My wife and I have a weekly food budget of about $50. My wife takes control of the shopping. In an effort to feed the four of us, she's taken to coupon shopping, and she's getting really good at it.
See, the principle behind coupon shopping is something like this:
Manufacturers are keen on getting their products off the shelves. Obviously, they're motivated by profit, so they want you to buy them. However, sometimes they have other reasons to want to move the product.
Maybe they're going to introduce a new product and they want to free up shelf space. Maybe they want to get you to try the new product. Maybe they want to get something discontinued out of their sight. Maybe they have improved the quality of a product, and they want to get people to try it in the hopes they'll change brands.
So the company and the store will employ a variety of measures to make this happen. These include events, sales, and coupons.

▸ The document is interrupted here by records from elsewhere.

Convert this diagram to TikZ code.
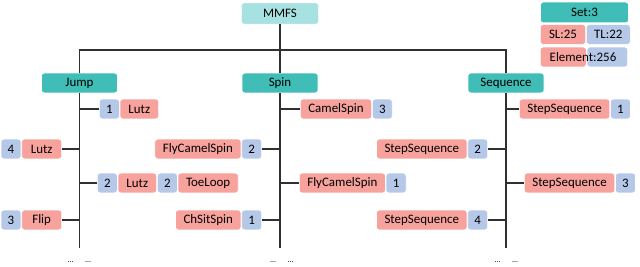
\documentclass[tikz,border=0pt]{standalone}
\usepackage{fontspec}
\setmainfont{Carlito}
\usetikzlibrary{positioning}

\definecolor{tealdark}{HTML}{3FBDB6}
\definecolor{teallight}{HTML}{A8E1E2}
\definecolor{salmon}{HTML}{F7A29C}
\definecolor{lblue}{HTML}{B6C8E8}
\definecolor{linegray}{HTML}{303030}

\tikzset{
  box/.style={rounded corners=2pt, draw=white, line width=0.5pt, inner sep=0pt,
    minimum height=14.8pt, font=\fontsize{9.7}{11}\selectfont},
  elem/.style={box, fill=salmon, inner xsep=6pt, minimum width=29pt},
  num/.style={box, fill=lblue, minimum width=15pt},
  cat/.style={box, fill=tealdark, minimum width=57pt},
  link/.style={draw=linegray, line width=0.9pt},
  etc/.style={font=\fontsize{6}{7}\selectfont, inner sep=0pt, anchor=base},
}

\begin{document}
\begin{tikzpicture}[x=0.75pt,y=-0.75pt]

\useasboundingbox (0,0) rectangle (640,267);

\node[box, fill=teallight, minimum width=58pt, minimum height=16pt] (mmfs) at (280,13.5) {MMFS};
\node[cat] (jump) at (79.5,83) {Jump};
\node[cat] (spin) at (280,83) {Spin};
\node[cat] (seq) at (506,83) {Sequence};

% legend
\node[box, fill=tealdark, minimum width=66pt, minimum height=15.5pt] (set) at (584.5,12.5) {Set:3};
\node[elem, anchor=west, minimum width=34pt] (sl) at (540,34.5) {SL:25};
\node[num, right=0pt of sl, minimum width=33pt] (tl) {TL:22};
\node[elem, anchor=west, minimum width=34.5pt] (elS) at (540,57) {};
\node[num, right=0pt of elS, minimum width=30.5pt] (elT) {};
\node[font=\fontsize{9.7}{11}\selectfont, inner sep=0pt] (elem) at (583,57) {Element:256};

% Jump
\node[num, anchor=west] (j1n) at (99,109) {1};
\node[elem, right=0pt of j1n] (j1e) {Lutz};
\node[elem, anchor=east, minimum width=30pt] (j2e) at (62,149) {Lutz};
\node[num, left=0pt of j2e] (j2n) {4};
\node[num, anchor=west] (j3n) at (97,183) {2};
\node[elem, right=0pt of j3n] (j3e) {Lutz};
\node[num, right=0pt of j3e] (j3m) {2};
\node[elem, right=0pt of j3m] (j3f) {ToeLoop};
\node[elem, anchor=east, minimum width=30pt] (j4e) at (62,220) {Flip};
\node[num, left=0pt of j4e] (j4n) {3};

% Spin
\node[elem, anchor=west] (s1e) at (300,109) {CamelSpin};
\node[num, right=0pt of s1e] (s1n) {3};
\node[num, anchor=east] (s2n) at (262,149) {2};
\node[elem, left=0pt of s2n] (s2e) {FlyCamelSpin};
\node[elem, anchor=west] (s3e) at (299,183) {FlyCamelSpin};
\node[num, right=0pt of s3e] (s3n) {1};
\node[num, anchor=east] (s4n) at (262,220) {1};
\node[elem, left=0pt of s4n] (s4e) {ChSitSpin};

% Sequence
\node[elem, anchor=west] (q1e) at (519,109) {StepSequence};
\node[num, right=0pt of q1e] (q1n) {1};
\node[num, anchor=east] (q2n) at (488,149) {2};
\node[elem, left=0pt of q2n] (q2e) {StepSequence};
\node[elem, anchor=west] (q3e) at (524,183) {StepSequence};
\node[num, right=0pt of q3e] (q3n) {3};
\node[num, anchor=east] (q4n) at (488,220) {4};
\node[elem, left=0pt of q4n] (q4e) {StepSequence};

\node[etc] (jdots) at (79.5,263) {\ldots\hspace{9pt}\ldots};
\node[etc] (sdots) at (282,263) {\ldots\hspace{9pt}\ldots};
\node[etc] (qdots) at (506.5,263) {\ldots\hspace{9pt}\ldots};

\coordinate (bar) at (280,50);
\coordinate (jend) at (79.5,248);
\coordinate (send) at (280,248);
\coordinate (qend) at (506,248);

\draw[link] (mmfs.south) -- (spin.north);
\draw[link] (jump.north) |- (bar) -| (seq.north);

\draw[link] (jump.south) -- (jend);
\draw[link] (spin.south) -- (send);
\draw[link] (seq.south) -- (qend);

\draw[link] (j1n.west) -- (j1n.west -| jump.south);
\draw[link] (j2e.east) -- (j2e.east -| jump.south);
\draw[link] (j3n.west) -- (j3n.west -| jump.south);
\draw[link] (j4e.east) -- (j4e.east -| jump.south);

\draw[link] (s1e.west) -- (s1e.west -| spin.south);
\draw[link] (s2n.east) -- (s2n.east -| spin.south);
\draw[link] (s3e.west) -- (s3e.west -| spin.south);
\draw[link] (s4n.east) -- (s4n.east -| spin.south);

\draw[link] (q1e.west) -- (q1e.west -| seq.south);
\draw[link] (q2n.east) -- (q2n.east -| seq.south);
\draw[link] (q3e.west) -- (q3e.west -| seq.south);
\draw[link] (q4n.east) -- (q4n.east -| seq.south);

\end{tikzpicture}
\end{document}
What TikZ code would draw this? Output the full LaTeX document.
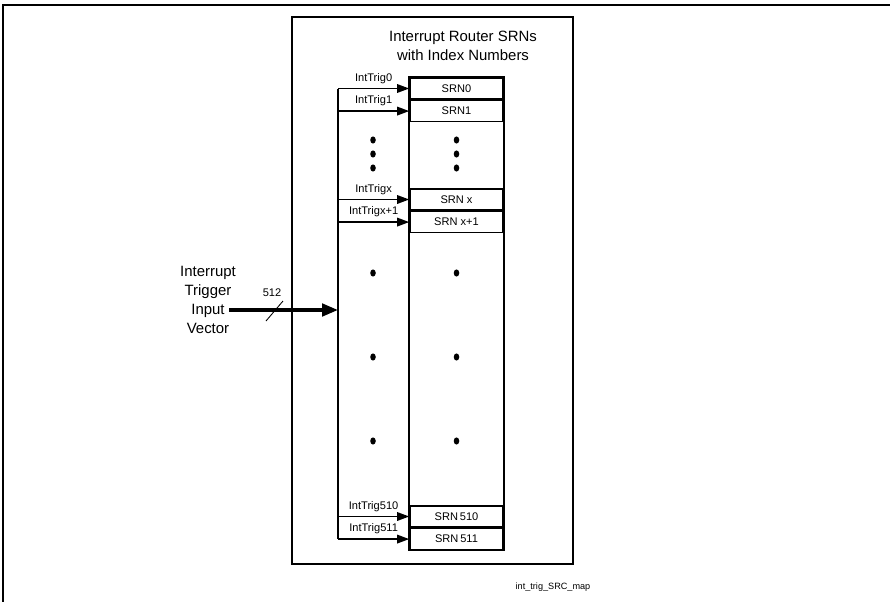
\documentclass[tikz,border=0pt]{standalone}
\usepackage{fontspec}
\setmainfont{Liberation Sans}
\usetikzlibrary{arrows.meta, positioning}

\begin{document}
\begin{tikzpicture}[x=0.02cm, y=-0.02cm,
  srnbox/.style={draw, line width=0.9pt, minimum width=1.86cm, minimum height=0.42cm, inner sep=0pt, font=\fontsize{6.3}{7}\selectfont},
  trig/.style={line width=0.9pt, -{Triangle[length=0.24cm, width=0.17cm]}},
  triglabel/.style={above, inner sep=2.4pt, font=\fontsize{6.3}{7}\selectfont},
  bigtext/.style={align=center, font=\fontsize{8.5}{10.8}\selectfont}]

	\useasboundingbox (0,0) rectangle (890,602);

	% Positions
	\def\colx{456.5}
	\def\busx{338}

	% Page frame
	\draw[line width=1.1pt] (3,602) -- (3,5) -- (890,5);

	% Router box
	\draw[line width=1.2pt] (292,17) rectangle (573,564);
	\node[bigtext] (title) at (463,46) {Interrupt Router SRNs\\with Index Numbers};

	% SRNs
	\node[srnbox] (srn0) at (\colx,88.5) {SRN0};
	\node[srnbox, below=0pt of srn0] (srn1) {SRN1};
	\node[srnbox] (srnx) at (\colx,199.5) {SRN x};
	\node[srnbox, below=0pt of srnx] (srnx1) {SRN x+1};
	\node[srnbox] (srn510) at (\colx,516.5) {SRN\,510};
	\node[srnbox, below=0pt of srn510] (srn511) {SRN\,511};

	% Column
	\draw[line width=0.9pt] (srn0.north west) rectangle (srn511.south east);

	% Dots
	\foreach \yy in {140,154,168,273,357,441} {
		\fill (373,\yy) ellipse [x radius=0.055cm, y radius=0.072cm];
		\fill (\colx,\yy) ellipse [x radius=0.055cm, y radius=0.072cm];
	}

	% Bus
	\coordinate (bus) at (\busx,310);
	\draw[line width=0.9pt] (srn0.west -| bus) -- (srn511.west -| bus);

	% Triggers
	\draw[trig] (srn0.west -| bus) -- node[triglabel] {IntTrig0} (srn0.west);
	\draw[trig] (srn1.west -| bus) -- node[triglabel] {IntTrig1} (srn1.west);
	\draw[trig] (srnx.west -| bus) -- node[triglabel] {IntTrigx} (srnx.west);
	\draw[trig] (srnx1.west -| bus) -- node[triglabel] {IntTrigx+1} (srnx1.west);
	\draw[trig] (srn510.west -| bus) -- node[triglabel] {IntTrig510} (srn510.west);
	\draw[trig] (srn511.west -| bus) -- node[triglabel] {IntTrig511} (srn511.west);

	% Input vector
	\node[bigtext] (vec) at (208,299.5) {Interrupt\\Trigger\\Input\\Vector};
	\coordinate (vin) at (229,310);
	\draw[line width=1.9pt, -{Triangle[length=0.32cm, width=0.25cm]}] (vin) -- (bus);
	\draw[line width=0.5pt] (283,301) -- (266,321);
	\node[font=\fontsize{6.3}{7}\selectfont] (width) at (272,293) {512};

	% Figure name
	\node[font=\fontsize{5.2}{6}\selectfont] (figname) at (553,587) {int\_trig\_SRC\_map};

\end{tikzpicture}
\end{document}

The good news, for us, is that because the reasons a company puts an item on sale are often the same reasons they'll make coupons for them, you can usually get your coupon and a sale price for a product to meet up pretty easily. This means you can get the item very, very cheaply.
Prices are always different. Walk into three different grocery stores, find the same product, and odds are you'll find three different prices. One store will have the product on sale, and the other stores will have different shelf prices than each other. You can even go into the same store three different weeks and find three different prices.
And coupons, of course, expire.
So, the trick becomes being willing to go to three or four different stores, on an all-out quest for the absolute lowest prices on every item and comparing that with the coupons you have.
All of this takes time. The whole process takes time. You have to clip the coupons, scrutinize the sale papers, and visit all the different stores (one friend of ours actually goes to three different stores to check prices on Monday morning, then goes back to the same three stores to make her actual purchases on Tuesday morning).
I know it all sounds like a time-consuming, terrible hassle. It is. But the old adage is 100% true: Time is money. If you're willing to take the time, you can save the money. The less time you're willing to give to a purchase, the more money you're going to pay. No one pays more for anything than the person who decides they must have something and that they must have it now.
We're actually eating pretty well this way. In fact, I think we'd be eating great easily, if it wasn't for the little rub that I'm trying to lose weight at the same time I'm trying to get out of debt. Trying to eat healthy while we eat cheap makes it harder than it would otherwise be.
But she's doing a great job of it. Right now, we've got a freezer full of Lean Cuisine meals I use for my lunches at work that she got by combining a sale and coupons.
I wasn't able to get those even before I was on the budget.